Among a cache of unsealed White House documents released in 2014 was a memo from the First Lady's press secretary, Lisa Caputo, to the First Lady's chief of staff, Maggie Williams, discussing an offer from Home Improvement producers to have Clinton stop by. "Home Improvement is the most popular television show on the air," Caputo wrote. "They are willing to do a show on women, children, and family issues or a show on whatever issues Hillary would like." Caputo added that the cameo "would present Hillary in a very likable light I believe." The appearance never came to fruition.

Tool Time meets jail time

Before he became an enormously successful entertainer, Tim Allen was a criminal. In 1978, Allen was caught with a large amount of cocaine, and convicted of drug trafficking charges. He served two years in federal prison, then turned his life around with stand-up comedy. That darkness was seemingly behind him until 1997, when he was arrested near his suburban Detroit home. Driving a Ferrari at 70 mph in a 40-mph zone with a 0.15 blood alcohol level is quite illegal, and Allen pleaded guilty to drunk driving. 

"I had two Miller Lites on the golf course," Allen told the judge. Then, "while my wife was having her head attended to — somebody hit her with a golf ball or a golf club and she was bleeding," Allen said he hit up the bar for "a vodka and orange juice." And then, Allen said, "we went up to dinner and I had two more, and that did it." In April of 1998, just after shooting ended on the seventh season of Home Improvement, Allen voluntarily checked himself into a rehabilitation facility, which the court ordered he attend as part of his sentence.

Whither JTT?

Home Improvement played to a lot of different demographics. Adult fans loved Tim Allen's destructive antics, while many tween girls tuned in for Jonathan Taylor Thomas. Of the three young actors playing the Taylor kids, JTT is the one who became the major teen idol, his face often appearing on the cover of magazines like Bop! as well as countless bedroom posters. Despite all that, Thomas left the series in 1998. 

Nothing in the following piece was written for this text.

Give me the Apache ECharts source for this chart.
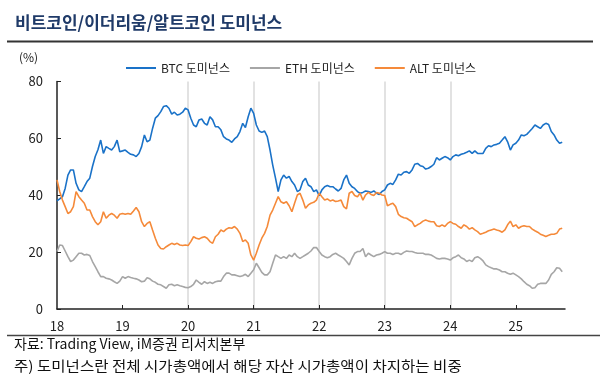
<!DOCTYPE html>
<html><head><meta charset="utf-8">
<script src="https://cdn.jsdelivr.net/npm/echarts@6/dist/echarts.min.js"></script>
<style>html,body{margin:0;padding:0;background:#fff}#c{width:600px;height:391px}</style>
</head><body><div id="c"></div>
<script>
const dates = [
'2018-01-01','2018-01-16','2018-02-01','2018-02-16','2018-03-01','2018-03-16','2018-04-01','2018-04-16','2018-05-01','2018-05-16','2018-06-01','2018-06-16',
'2018-07-01','2018-07-16','2018-08-01','2018-08-16','2018-09-01','2018-09-16','2018-10-01','2018-10-16','2018-11-01','2018-11-16','2018-12-01','2018-12-16',
'2019-01-01','2019-01-16','2019-02-01','2019-02-16','2019-03-01','2019-03-16','2019-04-01','2019-04-16','2019-05-01','2019-05-16','2019-06-01','2019-06-16',
'2019-07-01','2019-07-16','2019-08-01','2019-08-16','2019-09-01','2019-09-16','2019-10-01','2019-10-16','2019-11-01','2019-11-16','2019-12-01','2019-12-16',
'2020-01-01','2020-01-16','2020-02-01','2020-02-16','2020-03-01','2020-03-16','2020-04-01','2020-04-16','2020-05-01','2020-05-16','2020-06-01','2020-06-16',
'2020-07-01','2020-07-16','2020-08-01','2020-08-16','2020-09-01','2020-09-16','2020-10-01','2020-10-16','2020-11-01','2020-11-16','2020-12-01','2020-12-16',
'2021-01-01','2021-01-16','2021-02-01','2021-02-16','2021-03-01','2021-03-16','2021-04-01','2021-04-16','2021-05-01','2021-05-16','2021-06-01','2021-06-16',
'2021-07-01','2021-07-16','2021-08-01','2021-08-16','2021-09-01','2021-09-16','2021-10-01','2021-10-16','2021-11-01','2021-11-16','2021-12-01','2021-12-16',
'2022-01-01','2022-01-16','2022-02-01','2022-02-16','2022-03-01','2022-03-16','2022-04-01','2022-04-16','2022-05-01','2022-05-16','2022-06-01','2022-06-16',
'2022-07-01','2022-07-16','2022-08-01','2022-08-16','2022-09-01','2022-09-16','2022-10-01','2022-10-16','2022-11-01','2022-11-16','2022-12-01','2022-12-16',
'2023-01-01','2023-01-16','2023-02-01','2023-02-16','2023-03-01','2023-03-16','2023-04-01','2023-04-16','2023-05-01','2023-05-16','2023-06-01','2023-06-16',
'2023-07-01','2023-07-16','2023-08-01','2023-08-16','2023-09-01','2023-09-16','2023-10-01','2023-10-16','2023-11-01','2023-11-16','2023-12-01','2023-12-16',
'2024-01-01','2024-01-16','2024-02-01','2024-02-16','2024-03-01','2024-03-16','2024-04-01','2024-04-16','2024-05-01','2024-05-16','2024-06-01','2024-06-16',
'2024-07-01','2024-07-16','2024-08-01','2024-08-16','2024-09-01','2024-09-16','2024-10-01','2024-10-16','2024-11-01','2024-11-16','2024-12-01','2024-12-16',
'2025-01-01','2025-01-16','2025-02-01','2025-02-16','2025-03-01','2025-03-16','2025-04-01','2025-04-16','2025-05-01','2025-05-16','2025-06-01','2025-06-16',
'2025-07-01','2025-07-16','2025-08-01','2025-08-16','2025-09-01','2025-09-16'
];
const btc = [
38.0,38.7,39.5,42.4,47.1,48.9,48.9,44.2,41.9,41.3,43.0,44.8,46.0,50.1,53.6,56.0,59.4,54.7,57.1,56.5,55.9,57.1,59.4,55.3,
55.6,55.9,55.1,54.4,54.2,53.6,54.7,57.1,61.2,58.8,59.4,63.5,67.1,68.0,69.4,71.2,71.5,70.6,68.5,69.2,68.2,68.5,69.2,70.6,
70.0,67.1,64.7,64.1,66.5,66.8,65.3,64.7,67.6,66.5,64.1,64.1,63.0,60.6,59.8,59.4,58.6,59.8,60.6,62.4,65.3,63.8,67.6,70.6,
68.8,64.7,62.6,62.1,62.6,60.6,55.9,50.6,46.0,41.3,45.4,47.1,46.0,46.6,44.8,43.6,41.3,41.9,44.8,46.0,43.6,43.0,41.3,41.9,
39.9,41.9,43.0,43.4,43.0,43.0,42.2,41.5,42.4,45.4,47.1,44.2,43.0,42.4,41.3,40.7,41.0,41.5,41.3,41.0,41.5,40.7,40.3,41.3,
41.9,43.6,44.2,43.8,45.4,47.4,47.1,48.1,48.3,47.7,48.9,50.9,51.2,50.4,50.1,49.2,49.5,50.1,50.9,53.2,52.4,53.0,53.6,53.2,
52.4,53.6,54.2,53.9,54.4,54.7,55.1,55.6,54.7,55.6,54.7,54.7,54.7,56.5,57.4,57.1,57.7,57.9,58.3,59.4,60.6,58.8,55.9,57.7,
58.3,59.4,61.2,60.9,61.4,62.4,63.5,64.7,64.1,63.5,64.7,65.3,64.9,62.4,61.2,59.4,58.3,58.6
];
const eth = [
20.2,22.5,22.3,20.4,18.4,16.7,17.2,18.4,19.6,19.6,19.0,19.2,18.8,16.7,14.9,13.1,11.4,11.4,10.8,10.6,10.2,9.6,9.0,9.8,
11.4,10.8,11.4,11.1,10.8,10.6,10.2,9.6,9.8,11.0,10.6,9.8,9.4,8.7,8.5,7.9,7.3,8.5,8.7,8.2,8.5,8.2,7.9,7.6,
7.5,7.9,8.7,10.2,9.4,8.7,9.6,9.0,9.4,9.0,9.6,9.8,9.8,11.4,12.6,12.6,12.0,12.0,11.7,11.4,11.7,12.2,11.4,12.6,
13.8,16.1,14.5,12.9,12.0,12.0,13.1,16.1,19.0,18.4,17.8,18.4,17.8,19.0,18.4,19.6,18.4,17.8,18.4,19.0,19.6,20.4,21.6,21.6,
20.2,19.0,18.4,18.0,18.4,19.2,19.6,19.0,18.4,17.8,16.7,15.5,17.8,19.6,20.2,20.2,21.3,18.4,19.6,19.0,18.4,19.0,19.2,19.6,
20.2,19.6,19.6,19.2,19.6,19.6,19.2,19.9,20.4,20.2,20.2,19.9,19.6,19.6,19.6,19.2,19.2,19.0,18.4,17.8,17.6,17.8,17.8,17.6,
17.2,18.0,18.4,19.0,18.0,17.6,16.7,17.2,16.7,18.0,18.4,17.8,16.9,15.5,14.9,14.5,14.1,14.1,13.7,13.1,13.1,12.6,12.2,12.6,
12.0,11.4,10.6,9.6,8.7,8.2,7.3,7.5,8.7,9.0,9.0,9.0,10.2,12.2,13.1,14.5,14.3,13.1
];
const alt = [
45.4,41.3,38.3,36.0,33.6,34.2,36.0,41.3,39.5,38.3,37.2,34.8,34.8,32.5,30.7,29.6,30.7,34.2,31.9,33.0,33.6,33.0,31.9,33.3,
33.6,33.3,33.6,33.3,34.5,35.7,34.2,30.7,29.0,30.1,30.7,27.8,24.9,22.5,21.3,21.1,21.9,22.5,23.1,22.7,23.1,22.5,22.3,22.5,
22.3,23.7,25.4,24.9,24.6,25.1,25.4,24.9,23.7,23.1,25.4,26.3,27.8,27.2,28.1,28.6,28.4,29.0,28.1,26.6,23.7,24.3,23.1,19.0,
17.2,19.6,22.5,24.9,26.6,29.0,33.0,34.8,37.2,39.5,37.7,37.2,37.7,36.3,34.2,37.2,40.1,40.7,38.3,35.4,36.6,37.2,37.5,38.3,
40.7,39.5,38.3,38.7,38.0,38.3,37.8,38.0,38.3,36.0,35.2,40.7,41.3,39.9,39.5,40.7,38.3,40.1,41.0,40.3,39.9,41.0,40.7,40.1,
39.9,36.3,36.8,37.2,36.0,33.3,32.5,32.1,31.9,31.3,30.7,29.0,29.6,30.1,30.9,31.3,30.9,30.7,30.7,29.3,29.0,29.6,29.0,30.1,
30.7,30.1,29.8,29.0,28.4,29.6,29.0,28.1,28.6,27.8,27.2,26.3,26.6,27.0,27.5,27.8,28.1,27.8,27.5,27.0,27.8,29.6,30.9,29.0,
29.6,28.4,29.0,29.3,29.0,29.0,28.1,27.5,27.0,26.3,25.9,25.5,25.9,26.3,26.3,26.6,28.1,28.4
];
const yTicks = [0, 20, 40, 60, 80];
const xYears = [2018, 2019, 2020, 2021, 2022, 2023, 2024, 2025];
const seriesNames = ['BTC 도미넌스', 'ETH 도미넌스', 'ALT 도미넌스'];

function toYear(s) {
  const p = s.split('-').map(Number);
  return p[0] + (p[1] - 1) / 12 + (p[2] - 1) / 365;
}
const xs = dates.map(toYear);
const pair = arr => arr.map((v, i) => [xs[i], v]);

const FONT = "'Noto Sans CJK KR', 'Noto Sans', sans-serif";
const chart = echarts.init(document.getElementById('c'), null, {renderer: 'canvas'});
chart.setOption({
  animation: false,
  textStyle: {fontFamily: FONT},
  grid: {left: 57, right: 35, top: 81.5, bottom: 82, containLabel: false},
  legend: {
    data: seriesNames, left: 121, top: 57, itemWidth: 30, itemHeight: 2, itemGap: 20,
    icon: 'rect', textStyle: {fontSize: 12, color: '#222', fontFamily: FONT}
  },
  xAxis: {
    type: 'value', min: 2018, max: 2025.75, interval: 1,
    axisLine: {show: true, lineStyle: {color: '#222', width: 1.5}},
    axisTick: {show: true, inside: true, length: 4, lineStyle: {color: '#222'}, customValues: xYears.slice(1)},
    axisLabel: {customValues: xYears, formatter: v => String(Math.round(v)).slice(2), fontSize: 13, color: '#222', margin: 11},
    splitLine: {show: true, showMinLine: false, showMaxLine: false, lineStyle: {color: '#d9d9d9', width: 1.5}}
  },
  yAxis: {
    type: 'value', min: 0, max: 80, interval: 20,
    axisLine: {show: true, lineStyle: {color: '#222', width: 1.5}},
    axisTick: {show: true, inside: true, length: 4, lineStyle: {color: '#222'}},
    axisLabel: {fontSize: 13, color: '#222', margin: 14, customValues: yTicks},
    splitLine: {show: false}
  },
  series: [
    {name: seriesNames[0], type: 'line', data: pair(btc), symbol: 'none', color: '#1a72c8', lineStyle: {width: 1.6}},
    {name: seriesNames[1], type: 'line', data: pair(eth), symbol: 'none', color: '#a6a6a6', lineStyle: {width: 1.6}},
    {name: seriesNames[2], type: 'line', data: pair(alt), symbol: 'none', color: '#f58a3a', lineStyle: {width: 1.6}}
  ],
  graphic: [
    {type: 'text', x: 15, y: 14, style: {text: '비트코인/이더리움/알트코인 도미넌스', font: "bold 17px " + FONT, fill: '#1f3a68'}},
    {type: 'line', shape: {x1: 7, y1: 41.5, x2: 593, y2: 41.5}, style: {stroke: '#333', lineWidth: 2}},
    {type: 'text', x: 19, y: 51, style: {text: '(%)', font: "12px " + FONT, fill: '#222'}},
    {type: 'line', shape: {x1: 7, y1: 335.5, x2: 600, y2: 335.5}, style: {stroke: '#444', lineWidth: 1.5}},
    {type: 'text', x: 14, y: 337, style: {text: '자료: Trading View, iM증권 리서치본부', font: "14px " + FONT, fill: '#111'}},
    {type: 'text', x: 14, y: 359, scaleX: 1.11, style: {text: '주) 도미넌스란 전체 시가총액에서 해당 자산 시가총액이 차지하는 비중', font: "14px " + FONT, fill: '#111'}}
  ]
});
</script>
</body></html>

"I'd been going nonstop since I was eight years old," Thomas told People. "I wanted to go to school, to travel, and have a bit of a break." He enrolled at Harvard, studying philosophy and history…but he also acted in a couple of movies. That didn't sit well with Allen, who mentioned to TV Guide (Via E!) that he told Thomas, who returned to shoot a Christmas episode in late 1998, that he was "confused" as to why the young star had left. 

"He said it was about going to school, but then he did some films," Allen said. "Did he want to do films? Did he want to go to school? … I don't think he liked that." The rift was so bad that Thomas opted not to return for the Home Improvement series finale in 1999, but Thomas and Allen must have patched things up at some point: Thomas guested on four episodes of Allen's sitcom, Last Man Standing, and he also directed three episodes.

The season that never was

Home Improvement wrapped up after eight successful seasons in 1999 — a decision made by the cast and crew rather than ABC. While he grew sentimental and upset as the finale neared — at one point confessing to a group of TV critics, "This is really, really difficult for me … I don't want this to end" — he also regretted not ending the show a year earlier, when the show was still a top-five ratings hit. In its final season, it fell to 11th place in the Nielsen ratings, but, ABC wanted to go even longer, reportedly offering Allen a tremendous $50 million — and Patricia Richardson $25 million — to return for the 1999-2000 season. Somehow, Allen and Richardson managed to leave that money on the table.